Requirement:
Pictures are not part of the copy. Retype the lines from the first one through the line that contains "var chartHeight = 491;".

Information shown:
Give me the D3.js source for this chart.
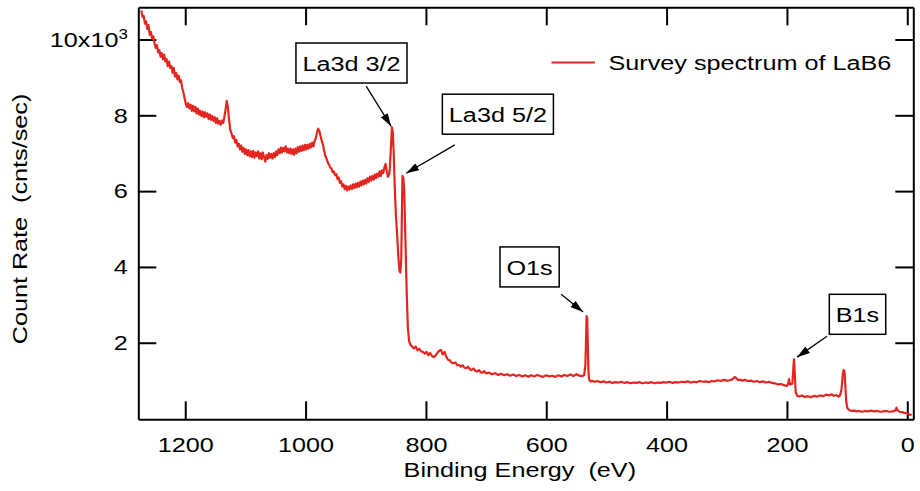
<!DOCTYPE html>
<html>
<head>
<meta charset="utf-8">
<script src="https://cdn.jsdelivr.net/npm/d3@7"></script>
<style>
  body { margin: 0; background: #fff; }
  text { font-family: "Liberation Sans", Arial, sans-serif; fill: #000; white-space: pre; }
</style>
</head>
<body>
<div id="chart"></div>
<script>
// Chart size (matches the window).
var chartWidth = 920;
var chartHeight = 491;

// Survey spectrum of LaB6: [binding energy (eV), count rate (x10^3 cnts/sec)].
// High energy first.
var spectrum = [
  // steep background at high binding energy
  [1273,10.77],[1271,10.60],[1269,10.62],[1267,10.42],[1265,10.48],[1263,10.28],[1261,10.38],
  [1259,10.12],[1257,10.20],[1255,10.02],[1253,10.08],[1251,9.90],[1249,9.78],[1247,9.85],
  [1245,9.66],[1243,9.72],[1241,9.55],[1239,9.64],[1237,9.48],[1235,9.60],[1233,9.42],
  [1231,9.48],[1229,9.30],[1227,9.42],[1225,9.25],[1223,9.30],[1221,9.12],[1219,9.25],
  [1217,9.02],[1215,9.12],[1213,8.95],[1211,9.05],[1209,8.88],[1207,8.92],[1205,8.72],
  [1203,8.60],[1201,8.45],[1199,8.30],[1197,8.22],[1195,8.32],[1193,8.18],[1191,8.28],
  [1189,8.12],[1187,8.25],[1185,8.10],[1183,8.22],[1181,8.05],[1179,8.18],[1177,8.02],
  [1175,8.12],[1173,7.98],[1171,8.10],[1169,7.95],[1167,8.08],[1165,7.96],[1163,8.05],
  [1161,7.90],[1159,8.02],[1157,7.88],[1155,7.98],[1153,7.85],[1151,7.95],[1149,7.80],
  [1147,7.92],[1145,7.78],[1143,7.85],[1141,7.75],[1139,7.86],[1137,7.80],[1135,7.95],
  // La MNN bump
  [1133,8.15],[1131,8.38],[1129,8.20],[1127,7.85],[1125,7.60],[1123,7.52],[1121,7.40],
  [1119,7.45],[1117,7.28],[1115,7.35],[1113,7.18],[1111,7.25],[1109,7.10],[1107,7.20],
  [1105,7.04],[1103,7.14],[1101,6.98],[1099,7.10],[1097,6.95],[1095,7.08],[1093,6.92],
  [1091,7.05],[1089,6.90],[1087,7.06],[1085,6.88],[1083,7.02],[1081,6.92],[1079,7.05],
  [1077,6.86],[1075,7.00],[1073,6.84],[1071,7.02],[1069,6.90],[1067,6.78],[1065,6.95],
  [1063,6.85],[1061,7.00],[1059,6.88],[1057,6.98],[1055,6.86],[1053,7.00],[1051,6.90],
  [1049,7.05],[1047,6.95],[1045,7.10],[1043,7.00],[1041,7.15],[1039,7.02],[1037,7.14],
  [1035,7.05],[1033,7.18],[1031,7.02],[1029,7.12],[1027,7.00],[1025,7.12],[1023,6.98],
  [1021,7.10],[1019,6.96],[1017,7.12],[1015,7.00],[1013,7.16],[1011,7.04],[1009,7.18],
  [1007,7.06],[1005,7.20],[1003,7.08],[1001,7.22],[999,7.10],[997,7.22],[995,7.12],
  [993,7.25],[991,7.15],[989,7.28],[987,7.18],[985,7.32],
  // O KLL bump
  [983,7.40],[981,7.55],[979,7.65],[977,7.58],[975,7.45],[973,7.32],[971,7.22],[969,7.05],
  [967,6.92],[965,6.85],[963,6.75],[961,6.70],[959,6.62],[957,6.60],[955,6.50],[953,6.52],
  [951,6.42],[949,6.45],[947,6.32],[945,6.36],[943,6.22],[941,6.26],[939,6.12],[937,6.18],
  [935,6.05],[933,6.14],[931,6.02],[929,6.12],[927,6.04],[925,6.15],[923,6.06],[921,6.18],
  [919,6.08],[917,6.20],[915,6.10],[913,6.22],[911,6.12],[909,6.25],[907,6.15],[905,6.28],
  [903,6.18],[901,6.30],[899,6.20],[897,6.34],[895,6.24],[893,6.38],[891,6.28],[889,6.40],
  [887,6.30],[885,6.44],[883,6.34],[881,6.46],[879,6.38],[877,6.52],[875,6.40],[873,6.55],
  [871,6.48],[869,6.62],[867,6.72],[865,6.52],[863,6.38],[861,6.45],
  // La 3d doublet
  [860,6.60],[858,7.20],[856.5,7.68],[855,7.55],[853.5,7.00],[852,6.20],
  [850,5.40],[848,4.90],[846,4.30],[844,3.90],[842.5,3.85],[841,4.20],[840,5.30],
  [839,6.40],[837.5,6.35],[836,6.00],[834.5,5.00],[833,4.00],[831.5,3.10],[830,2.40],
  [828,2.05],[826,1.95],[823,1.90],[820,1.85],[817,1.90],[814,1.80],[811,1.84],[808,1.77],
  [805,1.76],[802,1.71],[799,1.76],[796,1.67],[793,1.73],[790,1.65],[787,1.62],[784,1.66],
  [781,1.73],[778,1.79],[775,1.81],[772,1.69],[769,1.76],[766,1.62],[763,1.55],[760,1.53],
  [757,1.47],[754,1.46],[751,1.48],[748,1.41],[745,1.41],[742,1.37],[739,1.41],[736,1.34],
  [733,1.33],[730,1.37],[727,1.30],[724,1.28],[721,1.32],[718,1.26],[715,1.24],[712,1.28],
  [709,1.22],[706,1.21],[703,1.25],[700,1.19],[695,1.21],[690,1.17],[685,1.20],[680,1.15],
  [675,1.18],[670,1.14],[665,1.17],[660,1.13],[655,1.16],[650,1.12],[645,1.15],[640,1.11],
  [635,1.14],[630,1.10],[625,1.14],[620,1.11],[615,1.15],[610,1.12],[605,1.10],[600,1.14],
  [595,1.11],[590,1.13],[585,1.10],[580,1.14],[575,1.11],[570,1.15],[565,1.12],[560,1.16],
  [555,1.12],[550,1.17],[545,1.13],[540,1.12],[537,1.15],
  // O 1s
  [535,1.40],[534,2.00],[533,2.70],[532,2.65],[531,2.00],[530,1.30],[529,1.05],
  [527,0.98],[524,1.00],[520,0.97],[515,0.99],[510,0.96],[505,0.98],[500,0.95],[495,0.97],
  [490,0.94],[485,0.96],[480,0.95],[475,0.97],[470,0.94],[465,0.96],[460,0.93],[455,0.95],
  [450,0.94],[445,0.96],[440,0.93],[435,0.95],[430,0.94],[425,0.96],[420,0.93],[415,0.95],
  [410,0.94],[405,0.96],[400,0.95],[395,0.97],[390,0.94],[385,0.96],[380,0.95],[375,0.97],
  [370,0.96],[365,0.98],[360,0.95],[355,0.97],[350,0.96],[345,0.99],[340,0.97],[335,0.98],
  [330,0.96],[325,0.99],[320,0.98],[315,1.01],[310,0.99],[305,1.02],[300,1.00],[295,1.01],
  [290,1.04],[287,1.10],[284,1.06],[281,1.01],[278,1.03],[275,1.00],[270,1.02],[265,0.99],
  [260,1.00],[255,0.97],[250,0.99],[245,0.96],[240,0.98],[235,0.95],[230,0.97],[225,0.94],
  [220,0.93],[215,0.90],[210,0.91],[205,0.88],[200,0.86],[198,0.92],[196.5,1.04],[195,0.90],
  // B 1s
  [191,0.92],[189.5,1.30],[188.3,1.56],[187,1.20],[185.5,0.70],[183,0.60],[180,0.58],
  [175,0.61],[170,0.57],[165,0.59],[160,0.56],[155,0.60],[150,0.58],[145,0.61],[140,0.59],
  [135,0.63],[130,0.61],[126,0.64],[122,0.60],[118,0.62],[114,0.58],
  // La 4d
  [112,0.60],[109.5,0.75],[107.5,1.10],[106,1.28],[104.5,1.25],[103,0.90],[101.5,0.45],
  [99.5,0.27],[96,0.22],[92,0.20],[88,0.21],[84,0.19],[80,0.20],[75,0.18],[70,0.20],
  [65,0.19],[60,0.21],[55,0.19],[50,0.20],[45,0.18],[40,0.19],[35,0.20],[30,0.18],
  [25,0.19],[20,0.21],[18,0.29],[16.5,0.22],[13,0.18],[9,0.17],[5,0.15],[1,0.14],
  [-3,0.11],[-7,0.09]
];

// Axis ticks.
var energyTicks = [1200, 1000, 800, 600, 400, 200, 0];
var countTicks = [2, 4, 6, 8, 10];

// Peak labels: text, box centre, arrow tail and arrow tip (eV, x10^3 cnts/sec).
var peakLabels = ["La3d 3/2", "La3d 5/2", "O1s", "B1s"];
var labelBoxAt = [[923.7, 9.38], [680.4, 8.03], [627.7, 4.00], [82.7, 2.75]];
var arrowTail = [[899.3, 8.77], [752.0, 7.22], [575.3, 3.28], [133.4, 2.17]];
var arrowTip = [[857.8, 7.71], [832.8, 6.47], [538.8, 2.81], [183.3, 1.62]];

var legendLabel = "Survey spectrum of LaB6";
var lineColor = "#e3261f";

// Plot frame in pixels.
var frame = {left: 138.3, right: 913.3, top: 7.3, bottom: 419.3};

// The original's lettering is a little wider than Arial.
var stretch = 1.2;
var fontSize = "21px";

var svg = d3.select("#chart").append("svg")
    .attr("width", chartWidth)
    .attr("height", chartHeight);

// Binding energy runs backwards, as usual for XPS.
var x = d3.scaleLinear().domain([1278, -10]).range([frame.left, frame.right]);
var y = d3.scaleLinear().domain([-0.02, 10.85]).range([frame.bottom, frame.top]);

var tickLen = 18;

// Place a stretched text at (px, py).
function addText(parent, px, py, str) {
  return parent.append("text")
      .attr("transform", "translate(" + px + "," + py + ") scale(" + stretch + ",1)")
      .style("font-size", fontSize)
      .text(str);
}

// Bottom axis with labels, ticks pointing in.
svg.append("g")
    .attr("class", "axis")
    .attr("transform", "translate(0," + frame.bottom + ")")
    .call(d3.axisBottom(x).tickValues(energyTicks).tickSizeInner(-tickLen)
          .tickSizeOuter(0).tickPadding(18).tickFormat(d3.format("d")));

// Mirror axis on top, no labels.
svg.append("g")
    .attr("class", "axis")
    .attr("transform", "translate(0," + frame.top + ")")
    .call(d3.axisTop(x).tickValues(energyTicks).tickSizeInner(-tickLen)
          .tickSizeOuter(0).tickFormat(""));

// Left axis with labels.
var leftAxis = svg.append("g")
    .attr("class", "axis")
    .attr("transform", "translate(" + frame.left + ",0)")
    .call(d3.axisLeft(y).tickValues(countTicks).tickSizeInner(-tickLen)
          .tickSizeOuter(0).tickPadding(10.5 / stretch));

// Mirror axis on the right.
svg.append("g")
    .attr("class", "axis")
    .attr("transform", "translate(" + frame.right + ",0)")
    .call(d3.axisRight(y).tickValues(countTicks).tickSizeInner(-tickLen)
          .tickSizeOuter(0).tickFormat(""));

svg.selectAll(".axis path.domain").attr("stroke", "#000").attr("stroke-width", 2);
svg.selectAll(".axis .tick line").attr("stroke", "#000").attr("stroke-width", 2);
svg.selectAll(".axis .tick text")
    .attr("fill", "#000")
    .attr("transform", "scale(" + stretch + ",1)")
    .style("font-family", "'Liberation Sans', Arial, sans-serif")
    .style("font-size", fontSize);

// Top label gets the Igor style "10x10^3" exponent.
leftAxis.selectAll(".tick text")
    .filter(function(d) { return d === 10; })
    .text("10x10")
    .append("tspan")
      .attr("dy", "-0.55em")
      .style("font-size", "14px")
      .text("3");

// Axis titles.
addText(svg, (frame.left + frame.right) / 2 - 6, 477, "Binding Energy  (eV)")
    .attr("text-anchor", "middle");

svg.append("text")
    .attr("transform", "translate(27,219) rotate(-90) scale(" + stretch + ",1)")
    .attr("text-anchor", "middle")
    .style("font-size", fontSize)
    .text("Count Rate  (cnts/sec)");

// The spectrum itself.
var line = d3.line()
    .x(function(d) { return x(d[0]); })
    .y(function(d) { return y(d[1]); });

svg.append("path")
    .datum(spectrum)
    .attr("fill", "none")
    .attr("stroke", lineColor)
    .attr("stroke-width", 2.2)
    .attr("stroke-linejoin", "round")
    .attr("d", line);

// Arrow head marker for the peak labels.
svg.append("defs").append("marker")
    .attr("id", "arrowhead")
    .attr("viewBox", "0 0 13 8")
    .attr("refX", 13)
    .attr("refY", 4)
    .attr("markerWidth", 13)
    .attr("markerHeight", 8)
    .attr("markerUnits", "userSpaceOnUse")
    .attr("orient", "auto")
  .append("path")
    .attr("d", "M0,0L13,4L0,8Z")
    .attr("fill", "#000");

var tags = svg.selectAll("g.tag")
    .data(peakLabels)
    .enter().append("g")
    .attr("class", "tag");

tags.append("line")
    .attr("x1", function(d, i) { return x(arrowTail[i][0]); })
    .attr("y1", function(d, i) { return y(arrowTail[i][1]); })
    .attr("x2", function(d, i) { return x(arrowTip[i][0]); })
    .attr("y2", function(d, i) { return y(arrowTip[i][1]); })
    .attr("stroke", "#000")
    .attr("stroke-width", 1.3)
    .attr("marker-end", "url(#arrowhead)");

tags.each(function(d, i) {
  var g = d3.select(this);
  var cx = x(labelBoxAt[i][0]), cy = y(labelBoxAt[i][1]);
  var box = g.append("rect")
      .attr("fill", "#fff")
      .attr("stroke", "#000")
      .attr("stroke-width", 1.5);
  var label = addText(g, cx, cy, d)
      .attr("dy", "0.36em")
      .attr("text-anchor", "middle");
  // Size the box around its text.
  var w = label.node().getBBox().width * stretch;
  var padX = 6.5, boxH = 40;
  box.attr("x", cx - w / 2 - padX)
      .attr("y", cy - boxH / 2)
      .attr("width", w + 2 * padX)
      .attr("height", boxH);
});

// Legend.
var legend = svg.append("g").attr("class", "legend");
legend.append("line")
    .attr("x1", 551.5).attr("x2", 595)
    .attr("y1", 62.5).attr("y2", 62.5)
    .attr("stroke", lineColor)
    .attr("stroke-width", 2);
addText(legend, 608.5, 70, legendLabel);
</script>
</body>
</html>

Output:
Give me the D3.js source for this chart.
<!DOCTYPE html>
<html>
<head>
<meta charset="utf-8">
<script src="https://cdn.jsdelivr.net/npm/d3@7"></script>
<style>
  body { margin: 0; background: #fff; }
  text { font-family: "Liberation Sans", Arial, sans-serif; fill: #000; white-space: pre; }
</style>
</head>
<body>
<div id="chart"></div>
<script>
// Chart size (matches the window).
var chartWidth = 920;
var chartHeight = 491;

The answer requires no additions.